Santa helps teach science in fun way at Museum of Aviation

awoolen@macon.comDecember 26, 2012 

WARNER ROBINS -- Children got to make reindeer poop, fake snow and other winter-related items Thursday at the Museum of Aviation’s Science with Santa event.

The sold-out program, now in its ninth year, started out with pictures with Santa Claus.

Children were then sorted by age in science labs.

Fifteen younger children, preschool through first grade, began the adventure with making reindeer poop, which was biodegradeable packing peanuts.

After the four peanuts were placed in front of each child, Ysabella Gordon picked hers up and smelled it, earning a high five from teacher Cindy Groves.

The peanuts were then put in water to dissolve.

“Mix it around,” Santa Claus said as he helped with the class. “Get it all wet.”

Through a chorus of “eww’s” Groves told the class she would give them each a bag to take the poop home so they could use it in their bathtubs and gross out their parents.

Both classes learned how to make artificial snow.

Dayna Stephens, a fourth-grader at Matt Arthur Elementary school, was fascinated by her snow.

“Feel mine,” she said.

This isn’t her first time at the museum. She participated in Spooky Science in October and enjoyed that class, too.

“I like the blood,” the 9-year-old said.

Liz Skinner, a teacher at the museum and of the older children, shocked both classes with her exothermic presentation.

“We’re going to make penguin toothpaste,” she said.
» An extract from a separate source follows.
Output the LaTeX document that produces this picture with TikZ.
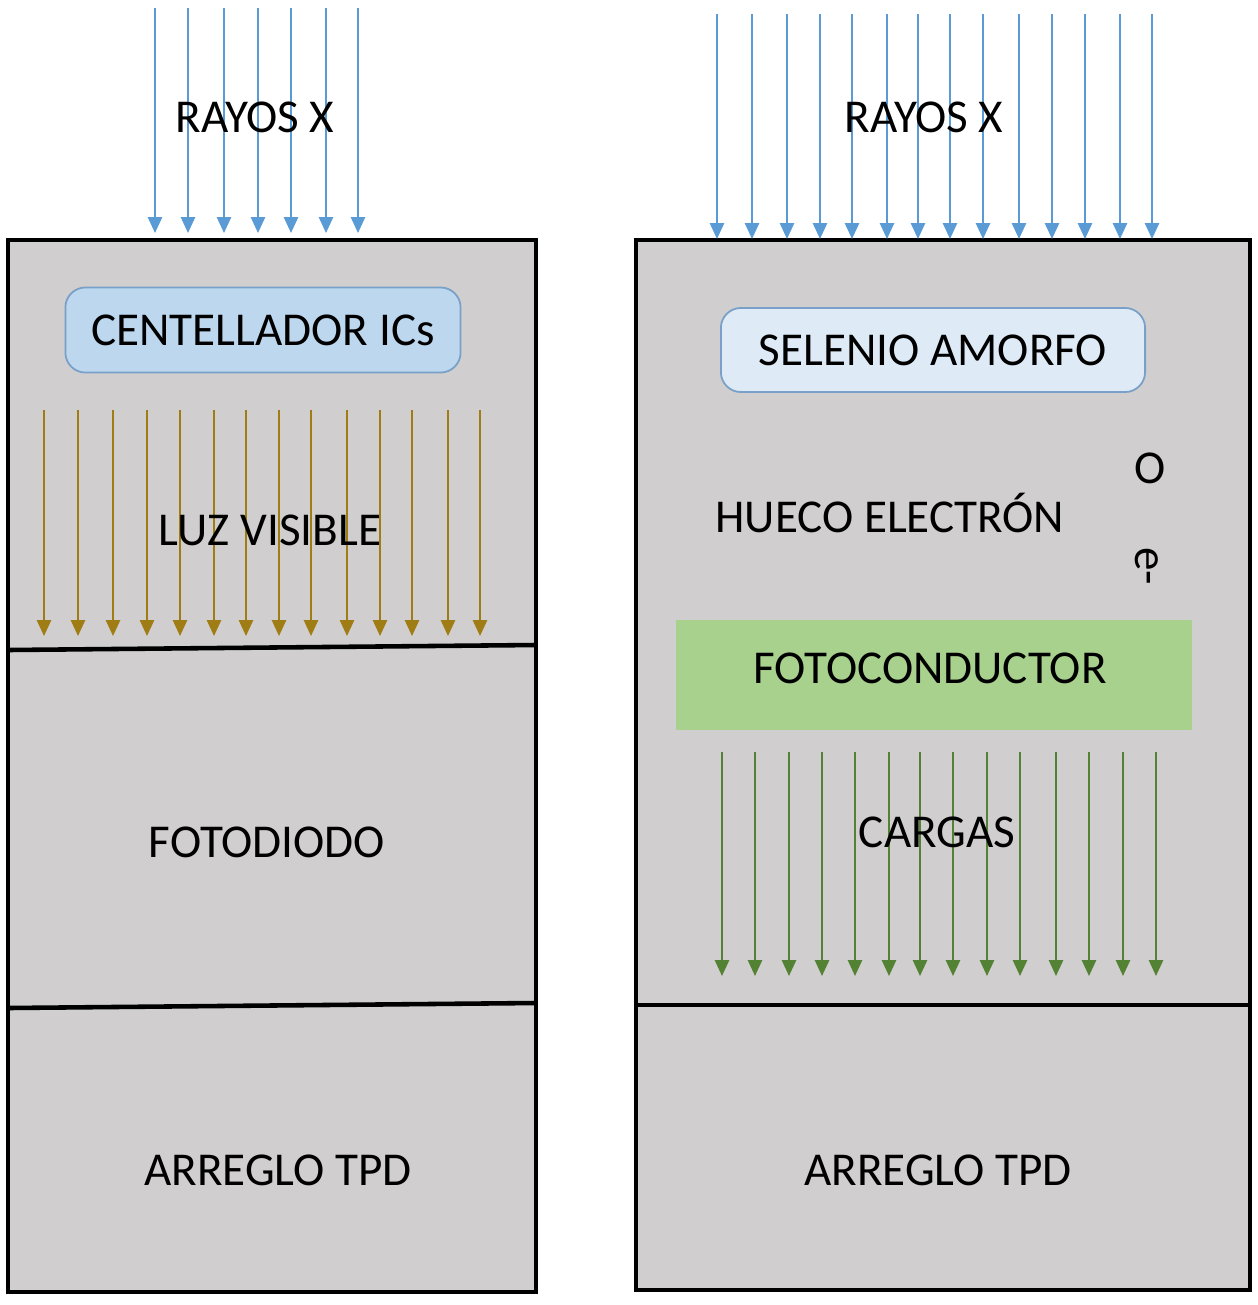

Putting her “magic” potion into two different beakers, Skinner made a pink and blue concoction that bubbled over and created steam.

The children were yelling and clapping as the frothy mixture poured out of the containers.

At four laptops outside of the experiment labs, students were able to send postcards to the crew at the International Space Station.

Clare Swinford, the coordinator for the NASA Regional Educator Resource Center, said last year was the first year they sent the e-mails.

“They do a lot of things to get kids to interact,” Swinford said of the NASA.gov website.

With 34 students participating in the three-hour event, the children learned big words such as hypothesis and polymer.

“We are going to do some big experiments,” Groves said.